2004 train accident in Sakarya, Turkey

The Pamukova train derailment was a fatal railway accident which occurred in 2004 at Pamukova district of Sakarya Province in northwestern Turkey when a higher speed train derailed, at which 41 passengers were killed and 80 injured.

==Accident==
In the early 2000s, a project was started to construct higher-speed rail lines in Turkey, at first between the highest-populated cities Istanbul and Ankara. At 19:45 EEST on July 22, 2004, a higher-speed train named after Yakup Kadri Karaosmanoğlu, heading to Ankara from Haydarpaşa, Istanbul, derailed near Mekece village of Pamukova, Sakarya during one of its first journeys, 182 km away from Istanbul. Of the 234 passengers and nine crew on board, 41 were killed and 80 injured.

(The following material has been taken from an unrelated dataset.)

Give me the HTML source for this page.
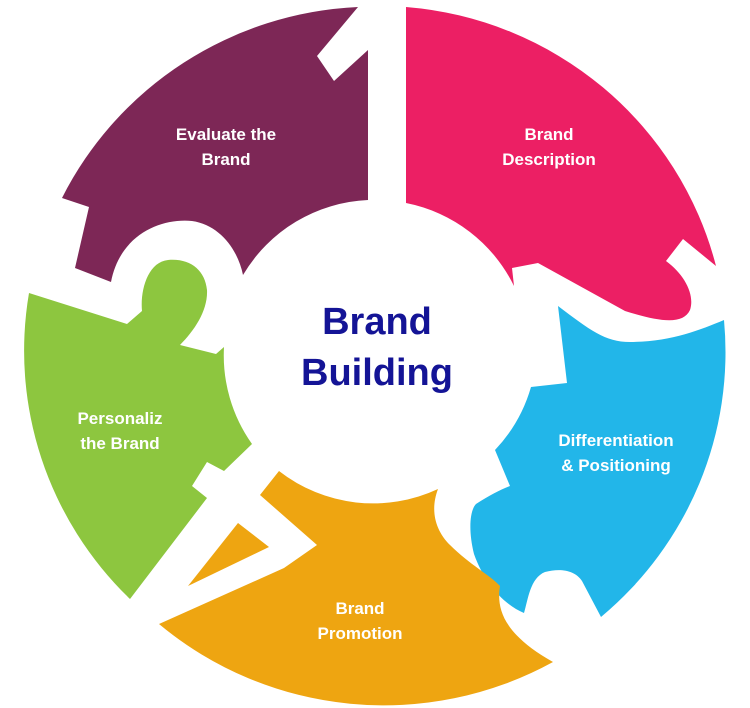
<!DOCTYPE html>
<html><head><style>
html,body{margin:0;padding:0;background:#fff;}
svg{display:block;}
text{font-family:"Liberation Sans",sans-serif;font-weight:bold;}
</style></head><body>
<svg width="750" height="708" viewBox="0 0 750 708">
<!-- Purple -->
<path fill="#7d2756" d="M62,198 A349,346 0 0 1 358,7 L317,56 L334,81 L368,50 L368,200 A153,153 0 0 0 243,275 C238,250 220,225 192,221 C160,218 120,235 111,282 L75,268 L89,207 Z"/>
<!-- Pink -->
<path fill="#ec1f64" d="M406,7 A349,346 0 0 1 716,266 L683,239 L666,261 C685,275 695,295 690,310 C683,325 660,322 625,311 L538,263 L512,268 L514,286 A153,153 0 0 0 406,203 Z"/>
<!-- Blue -->
<path fill="#22b6e9" d="M558,306 C590,330 605,342 630,342 C670,342 700,330 724,320 A349,346 0 0 1 601,617 L582,581 C575,570 560,568 545,572 C530,578 528,600 524,613 C505,605 485,585 474,554 C468,530 470,510 476,504 C490,495 500,490 510,486 L495,450 A153,153 0 0 0 531,387 L567,383 Z"/>
<!-- Orange -->
<path fill="#eea511" d="M279,471 A153,153 0 0 0 438,489 C430,510 435,530 450,545 C470,565 490,575 500,586 C496,610 505,635 553,662 A349,346 0 0 1 159,624 L284,568 L317,545 L260,495 Z"/>
<path fill="#eea511" d="M188,586 L238,523 L269,547 Z"/>
<!-- Green -->
<path fill="#8dc63f" d="M29,293 L127,324 L142,311 C140,290 148,262 168,260 C190,258 205,270 207,290 C208,310 195,330 180,345 L216,354 L224,347 A153,153 0 0 0 252,444 L224,471 L207,462 L192,486 L207,498 L130,599 A349,346 0 0 1 29,293 Z"/>
<!-- Labels -->
<text x="377" y="334" font-size="38" fill="#141496" text-anchor="middle">Brand</text>
<text x="377" y="385" font-size="38" fill="#141496" text-anchor="middle">Building</text>
<g fill="#fff" font-size="17" text-anchor="middle">
<text x="226" y="140">Evaluate the</text>
<text x="226" y="165">Brand</text>
<text x="549" y="140">Brand</text>
<text x="549" y="165">Description</text>
<text x="616" y="446">Differentiation</text>
<text x="616" y="471">&amp; Positioning</text>
<text x="120" y="424">Personaliz</text>
<text x="120" y="449">the Brand</text>
<text x="360" y="614">Brand</text>
<text x="360" y="639">Promotion</text>
</g>
</svg>
</body></html>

The accident investigation revealed that the train ran into a curve with a radius of 345 m near Mekece railway station with a speed of 132 km/h, where the speed limit was 80 km/h. The speeding caused the left wheel of the second passenger car to spring off the track. The train's balance quickly deteriorated, and two following cars coupled to the derailed car drifted sideways. Four cars were overturned, while two cars were damaged heavily, having crashed into each other. The locomotive and the first car remained undamaged on the track, and were taken to Osmaneli railway station after the accident.

==Aftermath==
An analysis carried out by the railway simulation software Adams/Rail showed that a train running at 132 km/h would derail at the curve, while one at a speed of 130 km/h would pass the spot without derailing.

There were no warning signs or signals available at the accident scene. The investigation commission reported that the total journey duration, which was 5 hours and 15 minutes, was too short for the route. The new suggested time was 6 hours. Finally, it was determined that the unsuitable railway infrastructure was one of the main factors that influenced the accident. At the time of the opening of the line one month before, experts had warned the government to modernize the infrastructure before putting higher-speed trains in service.

Immediately after the accident, Binali Yıldırım, the Minister of Transport, Maritime and Communication, was criticized harshly in the public square, and his resignation was demanded. However, he rejected the demands and remained in his office.

Ten years after the accident, the court found the two engineers of the train guilty of negligence causing death. However, since the trial was ruled on over seven-and-half years following the date of the accident, the sentences could not be executed according to Turkish law.